JAMES ROLIN: You've just got these whole racks full of bins and in those beans are tens of thousands of crickets. And you just hear all this life in there. It's pretty amazing.
RAFIEYAN: He worries that his industry is not getting the support it needs from the federal government. Last year, then-Senator Jeff Flake sponsored a bill to end all federal funding for insect agriculture.
(SOUNDBITE OF ARCHIVED RECORDING)
JEFF FLAKE: I hope that we aren't forced to eat crickets. That doesn't seem like anything anybody wants to do. And we shouldn't be forcing taxpayers to pay for it.
RAFIEYAN: Rolin says that while bug farming may be a punchline to some, to him, it's his livelihood. And the lack of federal recognition means insect farmers can't obtain crop insurance and are having trouble accessing credit. Ultimately, though, the future of this industry will depend on convincing consumers. And Iliana Alamio (ph) prefers the more direct approach. Alamio is the chef de cuisine at the Black Ant restaurant in Manhattan, which features caterpillar margaritas, guacamole topped with black ants and their famous chapulines or whole cooked grasshoppers.
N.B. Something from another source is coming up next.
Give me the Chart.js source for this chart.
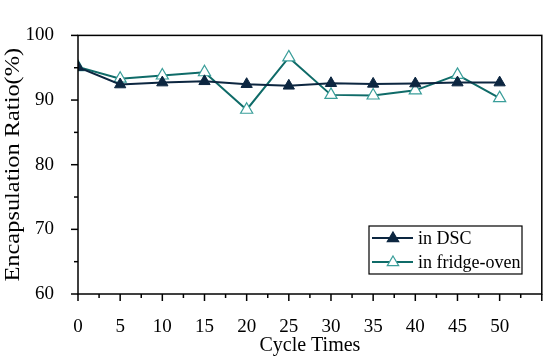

ILIANA ALAMIO: The best way to cook it, you need to add some olive oil and saute it. But don't fry it. It ruins the texture.
RAFIEYAN: And so these are the grasshoppers.
(SOUNDBITE OF CRUNCHING)
RAFIEYAN: Alamio admits that convincing people to eat bugs will be difficult, but she insists that anyone who tries one of her grasshoppers will be won over. Darius Rafieyan, NPR News, New York.